The plans for Bedlington Front Street fail in one important aspect – they have no feeling of community and no sense of integration into what already exists or what else might be created.
I accept the need for ‘affordable housing’, and enabling the opportunity to live within the commercial heart of a locality, however large or small, is positive.
However, can planners really not see past shopping?
Perhaps the library might be included in the project, perhaps some kind of council information point might figure, but where is the soul in this proposed development?
What does Bedlington lack? What might Bedlington need? What would enrich the lives of those who live in the town?
Pubs we have, and some of those are fighting to survive. A golf course we have, restaurants we have, fast food outlets we have, snack bars we have, independent shops we have, which have remained faithful to Bedlington and which are supported by local customers.
Private gymnasia we have, and a community centre we have, whose volunteers do sterling work to add to the social and educational life of the community.
We do not have a swimming pool – financial constraints suggest that this is not a viable proposition.
We do not have any theatre space. Will the development of the community centre in Bedlington Station meet that need?
We do not have indoor sporting or recreation facilities of any kind.
Although the community centre offers a limited range of musical entertainment, it is constrained by form and size. The success of Bedrock underlines an appetite for music, why not exploit it further? Why not offer aspiring musicians and dancers facilities which would support the development and exhibition of their talents?
We do not have facilities that would encourage residents with disabilities to extend their skills and experience, or encourage more elderly, less robust residents to share in activities, which would help to keep them intellectually and physically active.
One might have hoped that the new Bedlingtonshire Community High School would offer more than just schooling to the community, but the only references seem to be that the Football Foundation has confirmed its investment in a new synthetic 3G pitch on the school site, jointly managed by the school and Active Northumberland, so it becomes a community resource, and a multi-station cardio gym and dance studio, with sports facilities run in conjunction with Active Northumberland so they are also available to the wider community out of school hours.

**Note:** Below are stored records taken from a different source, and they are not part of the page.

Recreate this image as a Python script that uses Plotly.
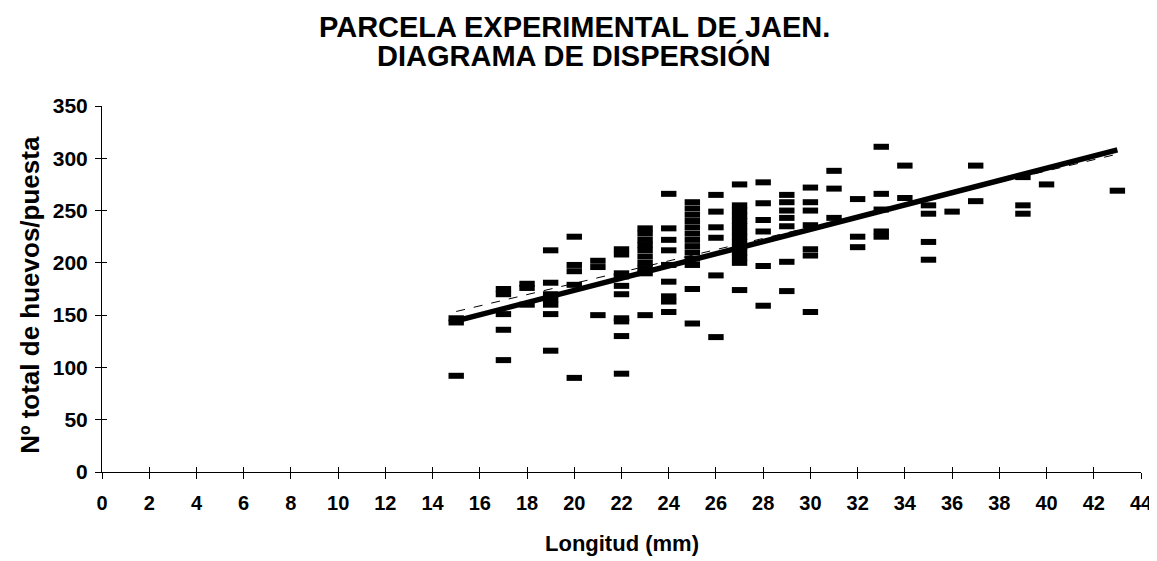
import plotly.graph_objects as go

# ---- data ----
longitud = (
    [15] * 3 + [17] * 5 + [18] * 3 + [19] * 7 + [20] * 5 + [21] * 3 + [22] * 10 +
    [23] * 10 + [24] * 9 + [25] * 13 + [26] * 6 + [27] * 14 + [28] * 6 + [29] * 7 +
    [30] * 7 + [31] * 3 + [32] * 3 + [33] * 5 + [34] * 2 + [35] * 4 + [36] * 1 +
    [37] * 2 + [39] * 3 + [40] * 1 + [43] * 1
)
huevos = [
    147, 143, 92,
    175, 170, 151, 136, 107,
    180, 176, 160,
    212, 181, 170, 165, 160, 151, 116,
    225, 198, 192, 179, 90,
    202, 196, 150,
    213, 208, 190, 187, 178, 170, 147, 144, 130, 94,
    233, 228, 222, 217, 212, 206, 200, 195, 190, 150,
    266, 233, 222, 212, 198, 182, 168, 163, 153,
    258, 252, 246, 240, 234, 228, 222, 216, 210, 204, 198, 175, 142,
    265, 249, 234, 224, 188, 129,
    275, 255, 250, 245, 240, 235, 230, 225, 220, 215, 210, 205, 200, 174,
    277, 257, 241, 230, 197, 159,
    265, 258, 250, 243, 235, 201, 173,
    272, 258, 250, 236, 213, 207, 153,
    288, 271, 243,
    261, 225, 215,
    311, 266, 251, 230, 225,
    293, 262,
    255, 247, 220, 203,
    249,
    293, 259,
    282, 255, 247,
    275,
    269,
]
trend_x = [15, 43]
trend_y = [144.5, 308]
dashed_y = [153.5, 304]

x_ticks = list(range(0, 45, 2))
y_ticks = list(range(0, 351, 50))

title_lines = ["PARCELA EXPERIMENTAL DE JAEN.", "DIAGRAMA DE DISPERSIÓN"]
x_title = "Longitud (mm)"
y_title = "Nº total de huevos/puesta"

FONT = "Liberation Sans, Arial, sans-serif"

fig = go.Figure()
fig.add_trace(go.Scatter(
    x=longitud, y=huevos, mode="markers",
    marker=dict(symbol="line-ew", size=11, color="black",
                line=dict(color="black", width=6)),
    showlegend=False,
))
fig.add_trace(go.Scatter(
    x=trend_x, y=trend_y, mode="lines",
    line=dict(color="black", width=5.5), showlegend=False,
))
fig.add_trace(go.Scatter(
    x=trend_x, y=dashed_y, mode="lines",
    line=dict(color="black", width=1, dash="dash"), showlegend=False,
))
# dummy trace for overlay axes (inside tick halves)
fig.add_trace(go.Scatter(x=[None], y=[None], xaxis="x2", yaxis="y2",
                         showlegend=False, hoverinfo="skip"))

annotations = [
    dict(text=title_lines[0], x=0.4543, y=1.216, xref="paper", yref="paper",
         xanchor="center", yanchor="middle", showarrow=False,
         font=dict(family=FONT, size=29, weight="bold", color="black")),
    dict(text=title_lines[1], x=0.4543, y=1.137, xref="paper", yref="paper",
         xanchor="center", yanchor="middle", showarrow=False,
         font=dict(family=FONT, size=29, weight="bold", color="black")),
    dict(text=x_title, x=0.5, y=-0.194, xref="paper", yref="paper",
         xanchor="center", yanchor="middle", showarrow=False,
         font=dict(family=FONT, size=22, weight="bold", color="black")),
    dict(text=y_title, x=-0.0693, y=0.484, xref="paper", yref="paper",
         xanchor="center", yanchor="middle", showarrow=False, textangle=-90,
         font=dict(family=FONT, size=26, weight="bold", color="black")),
]

# page body adds an 8px offset, so the figure is drawn 8px smaller and shifted
fig.update_layout(
    width=1149, height=553,
    margin=dict(l=94, r=16, t=98, b=89, autoexpand=False),
    paper_bgcolor="white", plot_bgcolor="white",
    font=dict(family=FONT, color="black"),
    annotations=annotations,
    xaxis=dict(
        range=[0, 44], tickvals=x_ticks, ticktext=[str(v) for v in x_ticks],
        showgrid=False, zeroline=False, showline=True, linecolor="black", linewidth=1,
        ticks="outside", ticklen=6, tickcolor="black", tickwidth=1,
        ticklabelstandoff=7, automargin=False,
        tickfont=dict(family=FONT, size=20, weight="bold"),
    ),
    yaxis=dict(
        range=[0, 350], tickvals=y_ticks,
        showgrid=False, zeroline=False, showline=True, linecolor="black", linewidth=1,
        ticks="outside", ticklen=6, tickcolor="black", tickwidth=1,
        ticklabelstandoff=3, automargin=False,
        tickfont=dict(family=FONT, size=21, weight="bold"),
    ),
    xaxis2=dict(range=[0, 44], overlaying="x", anchor="y", tickvals=x_ticks,
                showticklabels=False, showgrid=False, zeroline=False,
                ticks="inside", ticklen=5, tickcolor="black", tickwidth=1),
    yaxis2=dict(range=[0, 350], overlaying="y", anchor="x", tickvals=y_ticks,
                showticklabels=False, showgrid=False, zeroline=False,
                ticks="inside", ticklen=5, tickcolor="black", tickwidth=1),
)

fig.write_html("out.html")
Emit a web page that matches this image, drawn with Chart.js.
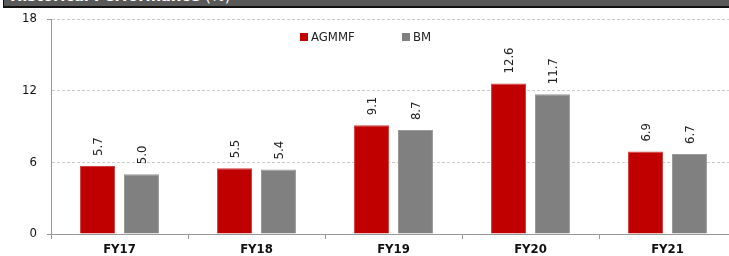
<!DOCTYPE html>
<html><head><meta charset="utf-8">
<script src="https://cdn.jsdelivr.net/npm/chart.js@4/dist/chart.umd.min.js"></script>
<style>
html,body{margin:0;padding:0;background:#fff;overflow:hidden;width:729px;height:256px;}
#wrap{position:absolute;left:0;top:0;width:736px;height:256px;}
#hdr{position:absolute;left:3px;top:0;width:740px;height:6px;background:#595959;border-left:1px solid #111;border-bottom:2px solid #111;overflow:hidden;z-index:2;}
#hdr span{position:absolute;left:6px;top:-13px;white-space:nowrap;color:#fff;font:bold 15px "DejaVu Sans",sans-serif;letter-spacing:-0.2px;}
#hdr span i{font-style:normal;font-weight:normal;}
</style></head>
<body>
<div id="hdr"><span>Historical Performance <i>(%)</i></span></div>
<div id="wrap"><canvas id="c" width="736" height="256"></canvas></div>
<script>
const categories = ["FY17","FY18","FY19","FY20","FY21"];
const seriesNames = ["AGMMF","BM"];
const agmmf = [5.7,5.5,9.1,12.6,6.9];
const bm = [5.0,5.4,8.7,11.7,6.7];
const yTicks = [0,6,12,18];

const FONT = '"DejaVu Sans Condensed","DejaVu Sans",sans-serif';

const labelPlugin = {
  id:'vals',
  afterDatasetsDraw(chart){
    const ctx = chart.ctx;
    ctx.save();
    ctx.font = '13px ' + FONT;
    ctx.fillStyle = '#222';
    ctx.textAlign = 'left';
    ctx.textBaseline = 'middle';
    chart.data.datasets.forEach((ds,i)=>{
      const meta = chart.getDatasetMeta(i);
      meta.data.forEach((bar,j)=>{
        const v = ds.data[j];
        ctx.save();
        ctx.translate(bar.x+1, bar.y - 10);
        ctx.rotate(-Math.PI/2);
        ctx.fillText(v.toFixed(1), 0, 0);
        ctx.restore();
      });
    });
    ctx.restore();
  }
};

const legendPlugin = {
  id:'leg',
  afterDraw(chart){
    const ctx = chart.ctx;
    ctx.save();
    ctx.font = '13px ' + FONT;
    ctx.textBaseline = 'middle';
    ctx.textAlign = 'left';
    const items = [{x:300,c:'#C00000',t:seriesNames[0]},{x:402,c:'#808080',t:seriesNames[1]}];
    items.forEach(it=>{
      ctx.fillStyle = it.c;
      ctx.fillRect(it.x, 33, 8, 8);
      ctx.fillStyle = '#222';
      ctx.fillText(it.t, it.x+11, 37.5);
    });
    ctx.restore();
  }
};

new Chart(document.getElementById('c'),{
  type:'bar',
  data:{
    labels:categories,
    datasets:[
      {label:seriesNames[0],data:agmmf,backgroundColor:'#C00000',borderColor:'#d04040',borderWidth:1,categoryPercentage:0.642,barPercentage:0.795},
      {label:seriesNames[1],data:bm,backgroundColor:'#808080',borderColor:'#999',borderWidth:1,categoryPercentage:0.642,barPercentage:0.795}
    ]
  },
  options:{
    responsive:false,
    animation:false,
    devicePixelRatio:1,
    layout:{padding:{left:0,right:0,top:19,bottom:0}},
    plugins:{legend:{display:false},tooltip:{enabled:false}},
    scales:{
      x:{
        grid:{display:true,drawOnChartArea:false,drawTicks:true,tickLength:5,offset:true,color:'#999'},
        border:{display:true,color:'#999',width:1},
        ticks:{color:'#111',font:{family:FONT,size:13,weight:'bold'},padding:3},
        afterFit(s){s.height=22;}
      },
      y:{
        min:0,max:18,
        afterBuildTicks(s){s.ticks = yTicks.map(v=>({value:v}));},
        grid:{color:(c)=> c.tick && c.tick.value===0 ? 'rgba(0,0,0,0)' : '#cccccc',
              tickColor:(c)=> (c.tick && (c.tick.value===0||c.tick.value===18)) ? '#999' : 'rgba(0,0,0,0)',
              drawTicks:true,tickLength:4},
        border:{display:true,color:'#999',width:1,dash:[3,2]},
        ticks:{color:'#111',font:{family:FONT,size:13},padding:10},
        afterFit(s){s.width=51;}
      }
    }
  },
  plugins:[labelPlugin,legendPlugin]
});
</script>
</body></html>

So too vague and limited to make a judgement.
How constructive or influential has Active Northumberland been in this consultation process?
It cannot be either acceptable or wise to consider the development of the Tesco site in isolation. Bedlington Front Street offers two (probably three) other development sites, both (or all) of which could add to the vibrancy of the community.
It cannot be acceptable or wise to consider the development of the Tesco site without looking to see how the community centre could be integrated, or to develop Bedlington Front Street without giving sufficient importance to aspect and aesthetics. Any new development must be integrated into what already exists and improve it.
We can create something banal and pedestrian, if that is all Bedlington deserves, or we can stretch our imagination and generosity of spirit into a truly groundbreaking and forward-thinking project.
I am sure that both short-listed firms are capable of injecting a sense of fun, excitement and innovation into their proposals – all of which are absent from the initial submissions.